New York City
Which NYC districts have the most rent-regulated or public housing?
Some types of housing pop up in unexpected places, according to new Community Service Society maps.
A new online tool shows how different types of housing are distributed throughout New York City, offering glimpses into where changes in local, state and federal housing policy would have the greatest effects.
The nonprofit Community Service Society created “The Geography – and New Politics – of Housing in New York City” to highlight through interactive maps how electoral districts at the city, state and federal levels intersect with different concentrations of publicly supported housing. With Democrats now in control of the both houses of the state Legislature and the U.S. House of Representatives following the 2018 elections, the maps also can suggest which elected officials might want to take leading roles in legislative efforts next year to renew, and possibly expand, rent control and stabilization laws for nearly a million households in New York City or federal housing programs such as Section 8 vouchers. At the very least, elected officials, tenant groups and other stakeholders can now see how different types of residents fit into different areas of the city.
“District lines for our legislative districts are kind of crazy,” said Tom Waters, a policy analyst at the Community Service Society. “It might not be obvious who would end up with the most units of each kind.”
Data for seven types of housing are included in the tool: public housing, rent-regulated units, family housing supported by the federal Department of Housing and Urban Development, senior housing supported by HUD, middle-class housing supervised by the city Mitchell-Lama program, unregulated apartments, and owner-occupied housing. This data is then displayed on maps delineated by district boundaries for Congress, the New York City Council, the state Assembly and the state Senate.
The 2017 New York City Housing and Vacancy Survey provided the numbers of owner-occupied, rent-regulated and unregulated rental housing. A Community Service Society database then provided estimates of the number of public housing, Mitchell-Lama rentals and housing subsidized by HUD.
A few themes emerge from looking at the maps, according to Waters. Areas with high concentrations of publicly-supported housing run through Upper Manhattan, the Bronx and Central Brooklyn, areas where elected leaders might provide a “natural source of leadership,” on housing policy, according to Waters. Senior housing supported by HUD subsidies has concentrations in Lower Manhattan, but family housing supported by a similar program does not. NYCHA housing is distributed relatively widely throughout the city, but large areas of Queens, Brooklyn and Staten Island have few rent-regulated apartments.
While the general public can learn a lot from the maps, the real aim of the new tool is to inform elected leaders and neighborhood groups what share they have of publicly-supported housing units citywide. While some might know that they have significant constituencies of one group or another, some might be surprised to compare their assumptions with the realities illustrated by the maps, according to Waters.

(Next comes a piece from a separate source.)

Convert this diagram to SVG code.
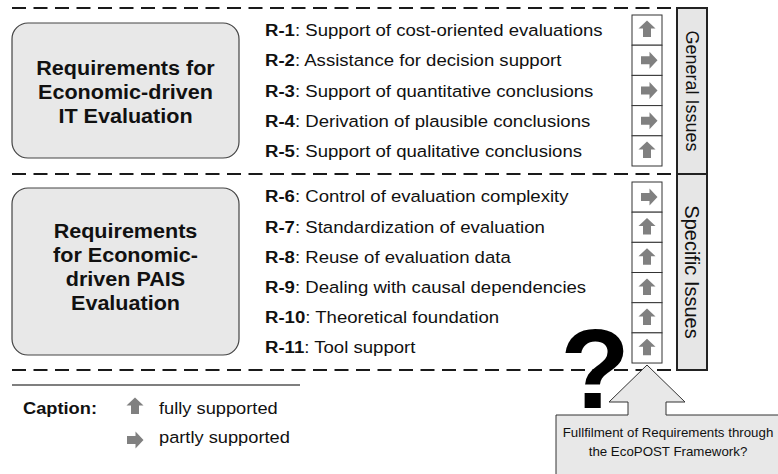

Some might assume that North Brooklyn has a lot of rent-regulated housing because state Sen.-elect Julia Salazar ran heavily on the importance of protecting rent regulation. But her district has a smaller concentration of rent-regulated apartments compared to adjacent districts like District 15, which is represented by state Sen. Joseph Addabbo, Jr. That does not mean however, that concentrations of one type of housing are not mutually exclusive. A district can a wide range of housing types. State Sen. Liz Krueger’s district on the East Side of Manhattan, for example, has many owner-occupied units and a cluster of rent-regulated apartments.
The overall purpose of this project by the Community Service Society is to show the diversity of housing types and their distributions throughout the city so that elected officials can better understand who they represent and the full diversity of housing in their districts. “You might picture your constituents as those homeowners,” Waters said. “(But) you might not be aware of the rent regulated constituents.”